Joe Ryan did not sound bitter. He did not sound triumphant. Mostly, he sounded tired of the whole thing.
“It is what it is—it’s done,” Ryan said, after he and the Minnesota Twins agreed to a one-year, $6.2-million contract on January 26 that includes a $13-million mutual option for 2027. The deal came together just hours before Ryan and team officials were scheduled to board flights to Phoenix for an arbitration hearing.
In the end, cooler heads and simple math won out. The Twins and Ryan were just $500,000 apart when they filed figures ahead of the January 8 deadline. For a pitcher coming off a 13-10 season with a 3.42 ERA and 194 strikeouts in 171 innings, the gap was relatively minor. But the process is rarely about the gap. It’s about the ritual, and the ritual remains as uncomfortable as ever.
A Strong Season With Some Late Noise
Ryan’s platform year was strong, by any reasonable measure. He worked 171 innings, missed bats at an elite clip (28.2% strikeout rate), and (for much of the season) was a steadying force in a rotation that needed one. Through his first 121 1/3 innings, he posted a 2.82 ERA and allowed just 14 home runs. He looked like the type of arm who could anchor a playoff series, and was named to his first All-Star team. Then the context changed, and so did his performance.
Following a rough outing in Toronto on August 25, Ryan acknowledged that his energy dipped in the weeks after the August 1 trade deadline, when the Twins were no longer positioned to chase a postseason spot. Over his final 10 starts, he logged a 4.89 ERA and allowed 2.2 home runs per nine innings, across 49 2/3 frames. The sharpness faded. The fastball command wavered. The ball left the yard more frequently.
In arbitration, those details matter. The late-season fade becomes an exhibit. The home run rate becomes a bullet point. The human context often gets stripped away. For teams and players, this can create wounds that are hard to heal.
Ryan recently switched representation to VC Sports Group, but the figures for the filing had already been exchanged with his previous agency. When talks stalled, the numbers went in. When neither side blinked immediately, the hearing date loomed. Ryan admitted he was not a fan of the system and feels like baseball needs to find a new salary system for young players.
“They’re trying to win, and that’s kind of their show,” Ryan said. “That’s their baseball game. … I think at the end of the day that process is pretty antiquated, and kind of stupid. No one in the league likes it. No team likes it. No one that works for a team likes it. No players like it. It doesn’t benefit anyone. It’s just a dumb system.”
The Skubal Effect
If there is any momentum for change, it may come from cases like Tarik Skubal’s. The Tigers ace recently secured a significant arbitration win, as he filed at $32 million and Detroit countered at $19 million. The ruling in favor of the two-time defending Cy Young Award winner broke the previous arbitration salary record of $31 million, set by Juan Soto in 2024. More importantly, it represented a raise of $21.85 million, more than double the previous record increase of $9.6 million set by Jacob deGrom in 2019.

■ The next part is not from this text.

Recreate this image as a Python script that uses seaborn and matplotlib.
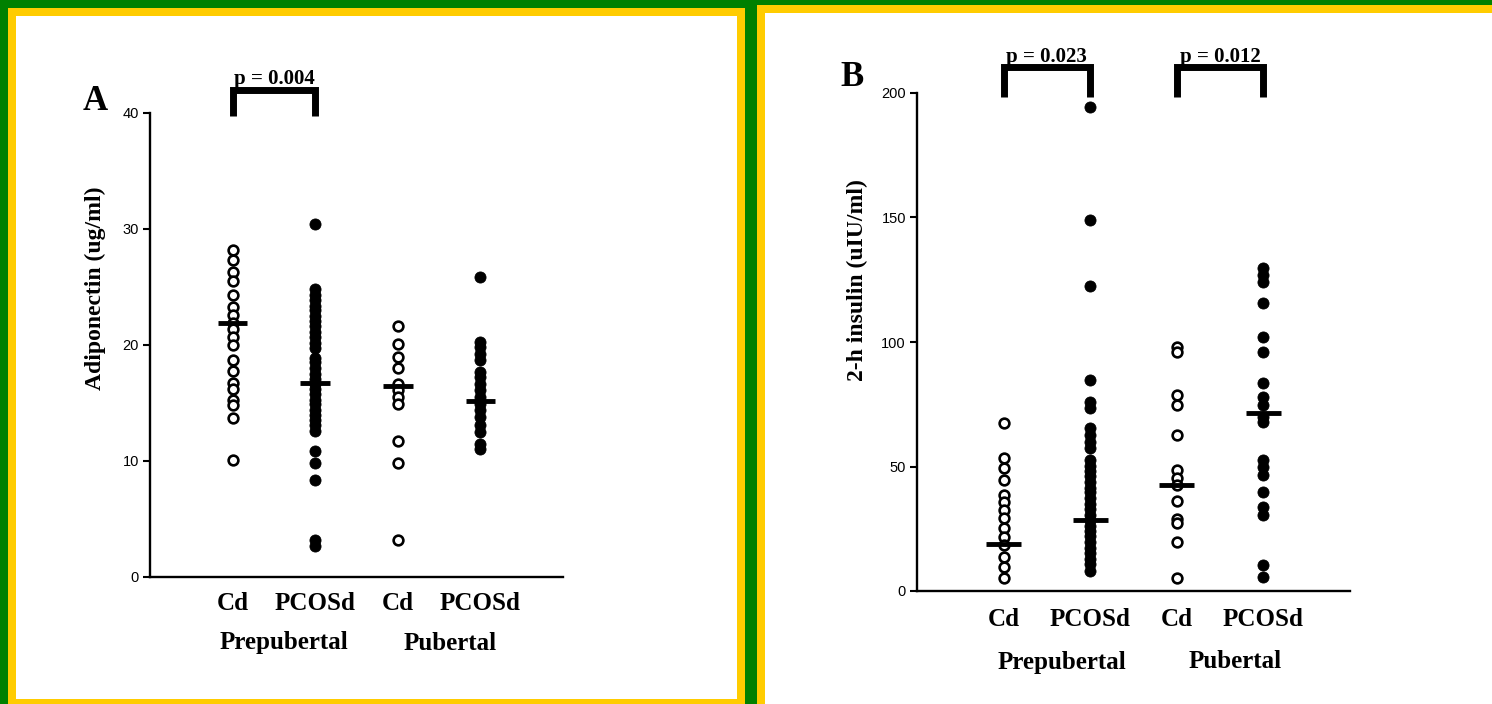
import numpy as np
import pandas as pd
import matplotlib
matplotlib.use("Agg")
import matplotlib.pyplot as plt
import seaborn as sns
from matplotlib.patches import Rectangle
from matplotlib import transforms

sns.set_theme(style="white")
plt.rcParams["font.family"] = ["Liberation Serif", "DejaVu Serif"]
plt.rcParams["text.color"] = "black"
plt.rcParams["axes.labelcolor"] = "black"
plt.rcParams["ytick.color"] = "black"
plt.rcParams["xtick.color"] = "black"

# ---------------- data ----------------
categories = ["Cd", "PCOSd", "Cd", "PCOSd"]
keys = ["Cd_pre", "PCOSd_pre", "Cd_pub", "PCOSd_pub"]
groups = ["Prepubertal", "Pubertal"]

adipo_cd_pre = [28.2, 27.3, 26.3, 25.5, 24.3, 23.3, 22.6, 21.9, 21.4, 20.7, 20.0,
                18.7, 17.8, 16.7, 16.2, 15.3, 14.8, 13.7, 10.1]
adipo_pcos_pre = [30.4, 24.8, 24.3, 23.9, 23.4, 23.0, 22.5, 22.1, 21.6, 21.1, 20.7,
                  20.2, 19.7, 18.9, 18.5, 18.0, 17.5, 17.1, 16.6, 16.2, 15.8, 15.3,
                  14.9, 14.4, 14.0, 13.5, 13.1, 12.6, 10.9, 9.8, 8.4, 3.2, 2.7]
adipo_cd_pub = [21.6, 20.1, 19.0, 18.0, 16.6, 16.1, 15.5, 14.9, 11.7, 9.8, 3.2]
adipo_pcos_pub = [25.9, 20.3, 19.8, 19.2, 18.7, 17.7, 17.2, 16.6, 16.1, 15.5, 14.9,
                  14.4, 13.8, 13.1, 12.5, 11.5, 11.0]
adipo_center = [21.9, 16.7, 16.5, 15.2]

ins_cd_pre = [67.3, 53.3, 49.3, 44.6, 38.6, 35.9, 32.5, 29.2, 25.2, 21.8, 18.5,
              13.8, 9.8, 5.1]
ins_pcos_pre = [194.5, 149.0, 122.5, 84.7, 76.0, 73.5, 65.3, 62.6, 60.0, 57.3, 52.5,
                50.4, 48.1, 46.0, 43.8, 41.5, 39.6, 37.2, 35.1, 32.8, 30.6, 28.4,
                26.3, 24.0, 21.9, 19.7, 17.4, 15.3, 13.0, 10.9, 8.2]
ins_cd_pub = [98.1, 96.1, 78.7, 74.7, 62.7, 48.6, 45.3, 42.6, 36.3, 28.8, 27.2,
              19.8, 5.1]
ins_pcos_pub = [129.6, 126.9, 124.2, 115.8, 101.9, 96.1, 83.4, 78.0, 74.7, 70.0,
                68.0, 52.6, 49.9, 46.6, 39.9, 33.9, 30.5, 10.4, 5.7]
ins_center = [18.9, 28.5, 42.6, 71.6]

adipo_ticks = [0, 10, 20, 30, 40]
ins_ticks = [0, 50, 100, 150, 200]

# ---------------- figure ----------------
W, H = 1492, 704
fig = plt.figure(figsize=(W / 100, H / 100), dpi=100)
fig.patch.set_facecolor("#008000")


def fx(px):
    return px / W


def fy(py):
    return 1 - py / H


def rect(x0, y0, x1, y1, color):
    fig.patches.append(Rectangle((fx(x0), fy(y1)), (x1 - x0) / W, (y1 - y0) / H,
                                 transform=fig.transFigure, facecolor=color,
                                 edgecolor="none", zorder=-10))


YELLOW = "#FFCC00"
rect(8, 8, 745, 710, YELLOW)
rect(16, 16, 737, 699, "white")
rect(757, 5, 1500, 710, YELLOW)
rect(765, 13, 1500, 710, "white")


def make_df(a, b, c, d):
    vals = [a, b, c, d]
    rows = []
    for k, v in zip(keys, vals):
        for y in v:
            rows.append({"cat": k, "val": y, "fill": "open" if k.startswith("Cd") else "filled"})
    return pd.DataFrame(rows)


def panel(rect_px, df, centers, ticks, ylabel, letter, letter_xy, ylabel_xy,
          brackets, bar_half, group_pos, tick_y, group_y, open_size, fill_size):
    x0, y0, x1, y1 = rect_px
    ax = fig.add_axes([fx(x0), fy(y1), (x1 - x0) / W, (y1 - y0) / H])
    ax.set_facecolor("none")
    sns.stripplot(data=df[df["fill"] == "open"], x="cat", y="val", order=keys,
                  jitter=False, color="white", edgecolor="black", linewidth=1.9,
                  size=open_size, ax=ax, zorder=3)
    sns.stripplot(data=df[df["fill"] == "filled"], x="cat", y="val", order=keys,
                  jitter=False, color="black", edgecolor="black", linewidth=0.6,
                  size=fill_size, ax=ax, zorder=3)
    pos = np.arange(len(keys))
    ax.hlines(centers, pos - bar_half, pos + bar_half, color="black", lw=3.5, zorder=4)
    ax.set_xlim(-1, 4)
    ax.set_ylim(ticks[0], ticks[-1])
    ax.set_yticks(ticks)
    ax.set_yticklabels([str(t) for t in ticks], fontfamily="Liberation Sans",
                       fontsize=10.5, color="black")
    ax.set_xticks(pos)
    ax.set_xticklabels([])
    ax.tick_params(axis="x", length=0)
    ax.tick_params(axis="y", direction="out", length=5, width=1.5, pad=3, left=True,
                   color="black")
    for s in ["top", "right"]:
        ax.spines[s].set_visible(False)
    for s in ["left", "bottom"]:
        ax.spines[s].set_linewidth(1.7)
        ax.spines[s].set_color("black")
    ax.set_xlabel("")
    ax.set_ylabel("")
    trans = transforms.blended_transform_factory(ax.transData, ax.transAxes)
    axh = y1 - y0
    for p, lab in zip(pos, categories):
        ax.text(p, -(tick_y - y1) / axh, lab, transform=trans, ha="center", va="center",
                fontsize=18, fontweight="bold", color="black")
    for gp, g in zip(group_pos, groups):
        ax.text(gp, -(group_y - y1) / axh, g, transform=trans, ha="center", va="center",
                fontsize=18, fontweight="bold", color="black")
    fig.text(fx(ylabel_xy[0]), fy(ylabel_xy[1]), ylabel, rotation=90, ha="center",
             va="center", fontsize=17, fontweight="bold", color="black")
    fig.text(fx(letter_xy[0]), fy(letter_xy[1]), letter, ha="center", va="center",
             fontsize=25, fontweight="bold", color="black")
    for (xa, xb, ylo, yhi, ytxt, txt) in brackets:
        ax.plot([xa, xa, xb, xb], [ylo, yhi, yhi, ylo], color="black", lw=5,
                solid_joinstyle="miter", solid_capstyle="butt", clip_on=False)
        ax.text((xa + xb) / 2, ytxt, txt, ha="center", va="baseline", fontsize=15,
                fontweight="bold", color="black", clip_on=False)
    return ax


dfA = make_df(adipo_cd_pre, adipo_pcos_pre, adipo_cd_pub, adipo_pcos_pub)
dfB = make_df(ins_cd_pre, ins_pcos_pre, ins_cd_pub, ins_pcos_pub)

panel((150, 113, 563, 577), dfA, adipo_center, adipo_ticks, "Adiponectin (ug/ml)", "A",
      (95, 101), (95, 288), [(0, 1, 39.7, 42.0, 42.5, "p = 0.004")], 0.18,
      [0.62, 2.63], 603, 643, 7.0, 8.0)
panel((917, 93, 1350, 591), dfB, ins_center, ins_ticks, "2-h insulin (uIU/ml)", "B",
      (852, 78), (857, 280),
      [(0, 1, 198.4, 210.5, 212.5, "p = 0.023"), (2, 3, 198.4, 210.5, 212.5, "p = 0.012")],
      0.2, [0.67, 2.67], 620, 662, 7.0, 8.0)

fig.savefig("out.png", dpi=100, facecolor=fig.get_facecolor())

Skubal’s victory reinforced the fact that frontline starters with elite results are being rewarded aggressively by panels. When a Cy Young-caliber arm walks into a hearing with comparable stats and walks out with the number he filed, it shifts the landscape. For pitchers like Ryan, that matters.

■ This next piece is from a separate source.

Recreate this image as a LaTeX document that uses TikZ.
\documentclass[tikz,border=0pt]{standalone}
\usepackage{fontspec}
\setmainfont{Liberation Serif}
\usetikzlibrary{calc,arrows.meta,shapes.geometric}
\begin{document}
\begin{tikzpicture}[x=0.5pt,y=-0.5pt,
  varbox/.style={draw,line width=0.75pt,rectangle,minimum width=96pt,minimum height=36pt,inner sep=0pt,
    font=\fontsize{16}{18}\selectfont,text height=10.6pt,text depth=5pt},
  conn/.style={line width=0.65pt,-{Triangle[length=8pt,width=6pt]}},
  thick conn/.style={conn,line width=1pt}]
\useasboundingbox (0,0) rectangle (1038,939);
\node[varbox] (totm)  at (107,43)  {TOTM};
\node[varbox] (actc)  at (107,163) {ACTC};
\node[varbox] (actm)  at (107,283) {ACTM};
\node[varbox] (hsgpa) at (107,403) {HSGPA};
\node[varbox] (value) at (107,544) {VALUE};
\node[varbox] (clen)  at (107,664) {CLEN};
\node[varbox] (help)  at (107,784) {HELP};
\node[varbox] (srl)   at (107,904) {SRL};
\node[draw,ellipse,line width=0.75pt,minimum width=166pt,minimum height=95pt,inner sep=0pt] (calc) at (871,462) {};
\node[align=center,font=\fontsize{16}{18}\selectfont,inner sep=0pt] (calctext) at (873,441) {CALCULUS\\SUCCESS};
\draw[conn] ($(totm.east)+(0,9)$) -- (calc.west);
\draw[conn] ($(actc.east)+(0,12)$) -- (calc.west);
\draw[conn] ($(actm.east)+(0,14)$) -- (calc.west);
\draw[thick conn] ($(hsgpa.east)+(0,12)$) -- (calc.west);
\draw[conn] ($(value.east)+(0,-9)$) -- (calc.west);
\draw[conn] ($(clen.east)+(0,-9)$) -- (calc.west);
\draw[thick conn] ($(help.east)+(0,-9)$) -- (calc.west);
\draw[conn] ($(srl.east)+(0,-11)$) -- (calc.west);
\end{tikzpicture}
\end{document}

While Ryan is not coming off a complete and excellent season, he is part of a wave of arbitration-eligible starters who combine innings volume with swing-and-miss ability. As salaries for that tier climb through arbitration, teams will have a harder time suppressing numbers by leaning on selective splits or brief downturns.
Panels have shown a willingness to reward impact and durability. Skubal’s case strengthens the argument that pitchers with high strikeout totals, strong run prevention, and meaningful innings loads deserve to be paid accordingly. It nudges the system slightly toward the players, even if the framework remains flawed.
Business as Usual
For the Twins, avoiding the hearing was the priority. Arbitration hearings can strain relationships. They force teams to highlight weaknesses. They require players to sit quietly while their value is dissected in an adversarial fashion.

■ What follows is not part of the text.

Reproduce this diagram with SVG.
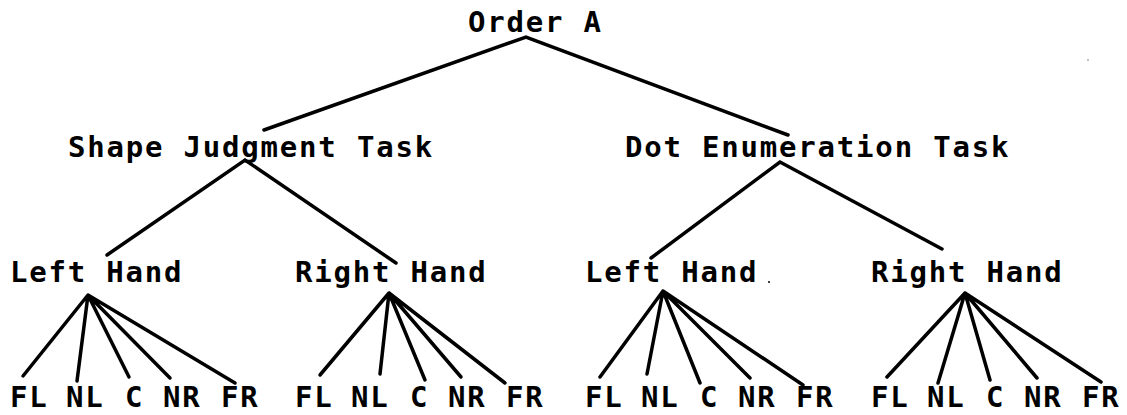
<svg xmlns="http://www.w3.org/2000/svg" width="1127" height="415" viewBox="0 0 1127 415">
  <style>
    text { font-family: "DejaVu Sans Mono", "Liberation Mono", monospace; font-size: 29px; font-weight: bold; letter-spacing: 1.8px; fill: #000; }
    .edge { stroke: #000; stroke-width: 3.5; stroke-linecap: round; fill: none; }
  </style>
  <rect width="1127" height="415" fill="#fff"/>

  <!-- tree edges -->
  <g id="connectors">
    <!-- root to tasks -->
    <polyline class="edge" points="264,130 526,37 788,135"/>
    <!-- tasks to hands -->
    <polyline class="edge" points="107,255 245,160 396,263"/>
    <polyline class="edge" points="651,258 780,162 942,249"/>
    <!-- hands to positions -->
    <path class="edge" d="M88,295 L23,376 M88,295 L77,381 M88,295 L129,377 M88,295 L170,378 M88,295 L235,383"/>
    <path class="edge" d="M389,293 L320,375 M389,293 L380,374 M389,293 L425,380 M389,293 L461,377 M389,293 L505,383"/>
    <path class="edge" d="M663,291 L600,377 M663,291 L647,374 M663,291 L700,383 M663,291 L750,378 M663,291 L803,385"/>
    <path class="edge" d="M965,293 L887,377 M965,293 L938,383 M965,293 L990,380 M965,293 L1037,378 M965,293 L1101,382"/>
  </g>

  <g id="order-a"><text x="468" y="32">Order A</text></g>

  <g id="shape-task"><text x="68" y="157">Shape Judgment Task</text></g>
  <g id="dot-task"><text x="625" y="157">Dot Enumeration Task</text></g>

  <g id="shape-left"><text x="10" y="282">Left Hand</text></g>
  <g id="shape-right"><text x="295" y="282">Right Hand</text></g>
  <g id="dot-left"><text x="585" y="282">Left Hand</text></g>
  <g id="dot-right"><text x="871" y="282">Right Hand</text></g>

  <!-- position labels -->
  <g id="shape-left-fl"><text x="10" y="407">FL</text></g>
  <g id="shape-left-nl"><text x="66" y="407">NL</text></g>
  <g id="shape-left-c"><text x="125" y="407">C</text></g>
  <g id="shape-left-nr"><text x="163" y="407">NR</text></g>
  <g id="shape-left-fr"><text x="221" y="407">FR</text></g>

  <g id="shape-right-fl"><text x="295" y="407">FL</text></g>
  <g id="shape-right-nl"><text x="351" y="407">NL</text></g>
  <g id="shape-right-c"><text x="410" y="407">C</text></g>
  <g id="shape-right-nr"><text x="448" y="407">NR</text></g>
  <g id="shape-right-fr"><text x="506" y="407">FR</text></g>

  <g id="dot-left-fl"><text x="585" y="407">FL</text></g>
  <g id="dot-left-nl"><text x="641" y="407">NL</text></g>
  <g id="dot-left-c"><text x="700" y="407">C</text></g>
  <g id="dot-left-nr"><text x="738" y="407">NR</text></g>
  <g id="dot-left-fr"><text x="796" y="407">FR</text></g>

  <g id="dot-right-fl"><text x="871" y="407">FL</text></g>
  <g id="dot-right-nl"><text x="927" y="407">NL</text></g>
  <g id="dot-right-c"><text x="986" y="407">C</text></g>
  <g id="dot-right-nr"><text x="1024" y="407">NR</text></g>
  <g id="dot-right-fr"><text x="1082" y="407">FR</text></g>

  <!-- stray specks -->
  <circle cx="769" cy="282" r="1" fill="#000"/>
  <circle cx="1088" cy="60" r="0.7" fill="#555"/>
</svg>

Minnesota has generally tried to avoid that outcome with its core pieces. Getting a deal done at $6.2 million keeps Ryan in the fold on reasonable terms and leaves open the possibility of a $13-million mutual option next season. From a roster-building standpoint, it’s tidy. From a player relations standpoint, it avoids unnecessary scars.
Still, Ryan’s blunt assessment lingers. The system is antiquated. It benefits both sides, but in somewhat brutal fashion. Both sides play their roles because the collective bargaining agreement requires it. In the end, the Twins and Ryan did what most teams (and players) eventually do. They compromised. They shook hands. They moved forward. The process may be dumb, as Ryan put it. But until something replaces it, this is the game within the game.